Ржевская битва, одна из самых кровопролитных в истории всей Великой Отечественной войны. Одно из самых жестоких и кровавых её событий.
О Ржеве есть воспоминания ветеранов, о Ржеве писали поэты и писатели. Но само название Ржев, произносимое к контексте Великой Отечественной, всегда вызывает в ответ звенящую тишину. От боли.
Именно в нём наиболее остро, кричаще ярко и жёстко проявились характер, ментальность, мужество, воля русского человека как сущности. Наверное, главные и доведённые до предела своей остроты. Человека, уверенно прущего в объятия неизбежной смерти, и даже не убеждённого при этом в том, что она внесёт какой-то ощутимый вклад в общее дело. Человека, "в атакующем крике вывернувшего рот", упавшего "некрасиво и неправильно", но из последних сил, истекая кровью, превозмогая любую боль, как к высшей цели сомкнувшейся вдруг в одной точке вселенной, как к заветной и выросшей до масштабов всего этого мира и единственной неосуществимой мечте, невероятными усилиями пытающегося, вопреки всему, вопреки очевидной недостижимости, но доползти до амбразуры и закрыть её своим теряющим жизнь телом, оставив их навеки здесь, на Ржевско-Вяземском плацдарме.
Покажите ещё один такой этнос на планете. Этнос не обязательно генетический, ментальный.

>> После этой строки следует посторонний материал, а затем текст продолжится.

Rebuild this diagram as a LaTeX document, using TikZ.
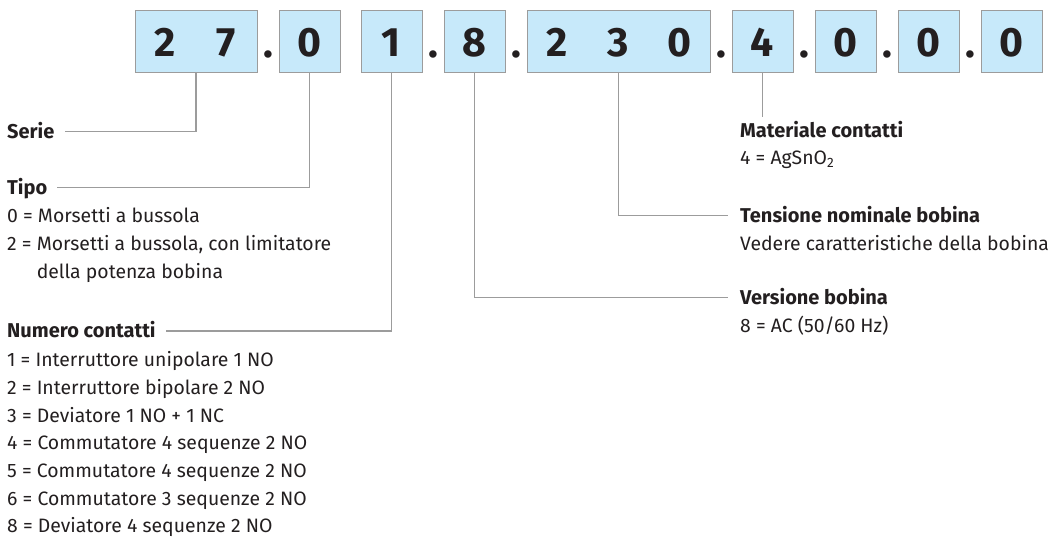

Но звенящая тишина не у всех. Ещё каких-нибудь четверть века назад, не говоря уже о ещё более раннем времени, представить себе, что есть на свете люди, которым плевать на само историческое событие, плевать на почти пятнадцать месяцев ежедневного, упорного, несгибаемого презрения к смерти, невиданного миром героизма миллиона русских людей, для которых мир сомкнулся на этом плацдарме "двести на двести", у которых впереди - несокрушимая железобетонная группа "Центр", а позади - "Москва за нами". Плевать. Трупами завалили. "Я не отвечал бы ничего, я просто достал бы наган и прострелил бы этой сволочи голову", - слышатся в голове несказанные слова двоюродного деда. Несказанные - потому что не мог он при своей жизни получить такой плевок в лицо: "трупами завалили". Это было немыслимо.
По неудобной местности, на пулемёты, под артиллерийским огнём, под постоянными бомбёжками люфтваффе, шли люди, шли, и складывали свои головы, и снова шли. Шли, зная, что гарантированно останутся на этих полях, в чудеса тогда эти прокопчёные войной люди не верили. Шли практически по телам своих товарищей, которые ходили в такие же атаки до них.
Ржев - это один из главных символов той войны, символ другой и едва ли не самый главный. Символ бессомненной самоотверженности, бессмертного подвига, тихого и большей частью неизвестного, ровно распределённого по невыносимо растянутому времени - четырнадцать с половиной месяцев.
Не трупами они закидали, а своими жизнями. Не закидали они, а положили. А положив, ещё силились доползти и закрыть. И выбора у них не было - они его не видели и видеть не собирались. Они были русскими.
Выбор был у других. Например, у французов, они никого трупами не закидывали. Спокойненько себе сдались и жили в оккупации. С бельгийским кофе и круассанами. Тем, бельгийским, граждане и любители которого ещё быстрее сдались, посопротивлявшись полторы недельки и получив убитыми 6 тысяч человек. Жили похуже, чем до войны, но всё же, в тех условиях, весьма даже неплохо. Вино и сыр, кофе и круасаны, французские женщины в восторге от подтянутых бравых немецких офицеров, а уж если в форме СС - вообще огонь. Зато без бед, Коко Шанель и кафе-Париж. И никаких трупов, потом кто-нибудь освободит. А нет - так и так жить можно.
Выбор был у союзников, в первую очередь у США и Великобритании. Им почти с самого начала напрямую никто не угрожал. Вторжение вермахта в Великобританию стало невозможным 22 июня 1941 года, Уинстон Черчилль облегчённо вздохнул. Союзникам не нужно было умирать. Зачем, если есть русские? Лучше уж подождать, как дело пойдёт, а там - видно будет.
Выбора не было только у русских. Не потому что не было, а потому что выбор даже не рассматривался. Потому что русские. Именно об этом кричит памятник, рассыпаясь на миллион сто тысяч улетающих душ-лебедей.